• DO THIS: Write each line of the material exactly as given, from the top through the line that contains "($(nrf.west)+(-49,33.5)$) -- ($(nrf.west)+(0,33.5)$);", and omit all pictures.

• SUPPLIED INFORMATION:

★ ★ ★ ★

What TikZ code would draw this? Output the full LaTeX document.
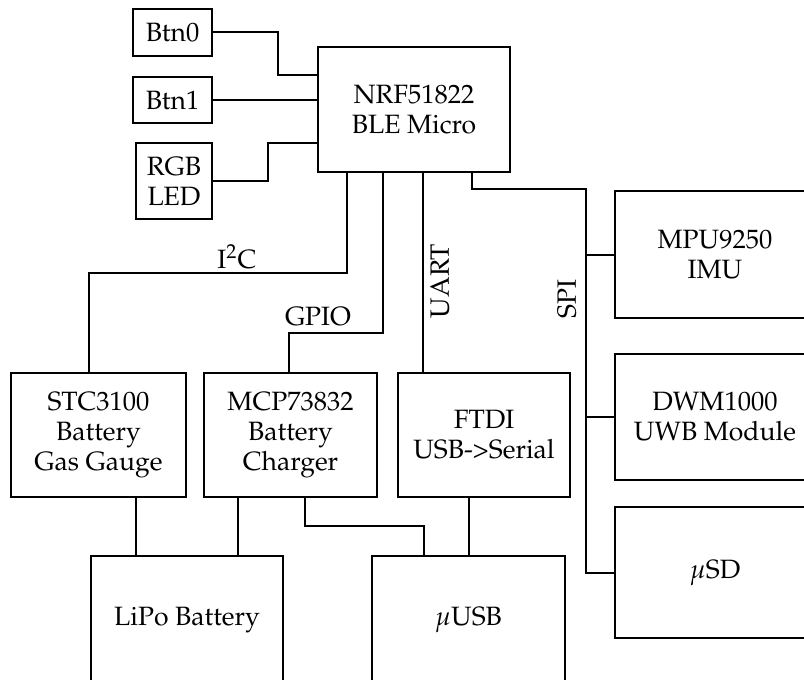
\documentclass[tikz,border=0pt]{standalone}
\usepackage[T1]{fontenc}
\usepackage{mathpazo}
\usetikzlibrary{calc}

\begin{document}
\begin{tikzpicture}[
  x=0.4pt, y=-0.4pt,
  font=\fontsize{10.6}{12}\selectfont,
  box/.style={draw, thick, align=center, inner sep=0pt, fill=white},
  wire/.style={thick},
  lbl/.style={inner sep=0pt},
]
\useasboundingbox (0,0) rectangle (804,679);
\clip (0,0) rectangle (804,679);

% ---- Micro and its inputs ----
\node[box, minimum width=76.8pt, minimum height=50pt] (nrf) at (414,109.5)
  {NRF51822\\BLE Micro};
\node[box, minimum width=31.6pt, minimum height=18.8pt] (btn0) at (172.5,32.5) {Btn0};
\node[box, minimum width=31.6pt, minimum height=18.4pt] (btn1) at (172.5,100) {Btn1};
\node[box, minimum width=30.4pt, minimum height=30.4pt] (rgb)  at (174,181) {RGB\\LED};

\draw[wire] (btn0.east) -| ($(nrf.west)+(-39,-34.5)$) -- ($(nrf.west)+(0,-34.5)$);
\draw[wire] (btn1.east) -- (btn1.east -| nrf.west);
\draw[wire] (rgb.east) -| ($(nrf.west)+(-49,33.5)$) -- ($(nrf.west)+(0,33.5)$);

% ---- Middle row ----
\node[box, minimum width=70pt,   minimum height=49.6pt] (stc)  at (98.5,435)  {STC3100\\Battery\\Gas Gauge};
\node[box, minimum width=69.2pt, minimum height=49.6pt] (mcp)  at (290.5,435) {MCP73832\\Battery\\Charger};
\node[box, minimum width=68.8pt, minimum height=49.6pt] (ftdi) at (484,435)   {FTDI\\USB->Serial};

% ---- Bottom row ----
\node[box, minimum width=76.8pt, minimum height=51.2pt] (lipo) at (187,620)   {LiPo Battery};
\node[box, minimum width=77.2pt, minimum height=51.2pt] (usb)  at (468.5,620) {$\mu$USB};

% ---- SPI devices ----
\node[box, minimum width=80pt, minimum height=50.8pt] (mpu) at (715,254.5) {MPU9250\\IMU};
\node[box, minimum width=80pt, minimum height=50.4pt] (dwm) at (715,417)   {DWM1000\\UWB Module};
\node[box, minimum width=80pt, minimum height=52.4pt] (usd) at (715,572.5) {$\mu$SD};

% buses from the micro
\draw[wire] ($(nrf.south)+(-67,0)$) |- ($(stc.north)+(-9.5,-99)$) -- ($(stc.north)+(-9.5,0)$);
\node[lbl] (i2c) at (237,257) {I$^2$C};
\draw[wire] ($(nrf.south)+(-31,0)$) |- ($(mcp.north)+(-1.5,-39)$) -- ($(mcp.north)+(-1.5,0)$);
\node[lbl] (gpio) at (318,317) {GPIO};
\draw[wire] ($(nrf.south)+(9,0)$) -- ($(ftdi.north)+(-61,0)$);
\node[lbl, rotate=90] (uart) at (440,281) {UART};

\coordinate (bus) at ($(mpu.north west)+(-28,-1)$);
\draw[wire] ($(nrf.south)+(58,0)$) |- (bus) |- (usd.west);
\draw[wire] (mpu.west -| bus) -- (mpu.west);
\draw[wire] (dwm.west -| bus) -- (dwm.west);
\node[lbl, rotate=90] (spi) at (567,299) {SPI};

% power and usb
\draw[wire] ($(stc.south)+(37.5,0)$) coordinate (s1) -- (s1 |- lipo.north);
\draw[wire] ($(mcp.south)+(-52.5,0)$) coordinate (s2) -- (s2 |- lipo.north);
\draw[wire] ($(mcp.south)+(14.5,0)$) |- ($(usb.north)+(-44.5,-29)$) -- ($(usb.north)+(-44.5,0)$);
\draw[wire] (usb.north) -- (usb.north |- ftdi.south);
\end{tikzpicture}
\end{document}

★ ★ ★ ★

• FULL RESPONSE:
What TikZ code would draw this? Output the full LaTeX document.
\documentclass[tikz,border=0pt]{standalone}
\usepackage[T1]{fontenc}
\usepackage{mathpazo}
\usetikzlibrary{calc}

\begin{document}
\begin{tikzpicture}[
  x=0.4pt, y=-0.4pt,
  font=\fontsize{10.6}{12}\selectfont,
  box/.style={draw, thick, align=center, inner sep=0pt, fill=white},
  wire/.style={thick},
  lbl/.style={inner sep=0pt},
]
\useasboundingbox (0,0) rectangle (804,679);
\clip (0,0) rectangle (804,679);

% ---- Micro and its inputs ----
\node[box, minimum width=76.8pt, minimum height=50pt] (nrf) at (414,109.5)
  {NRF51822\\BLE Micro};
\node[box, minimum width=31.6pt, minimum height=18.8pt] (btn0) at (172.5,32.5) {Btn0};
\node[box, minimum width=31.6pt, minimum height=18.4pt] (btn1) at (172.5,100) {Btn1};
\node[box, minimum width=30.4pt, minimum height=30.4pt] (rgb)  at (174,181) {RGB\\LED};

\draw[wire] (btn0.east) -| ($(nrf.west)+(-39,-34.5)$) -- ($(nrf.west)+(0,-34.5)$);
\draw[wire] (btn1.east) -- (btn1.east -| nrf.west);
\draw[wire] (rgb.east) -| ($(nrf.west)+(-49,33.5)$) -- ($(nrf.west)+(0,33.5)$);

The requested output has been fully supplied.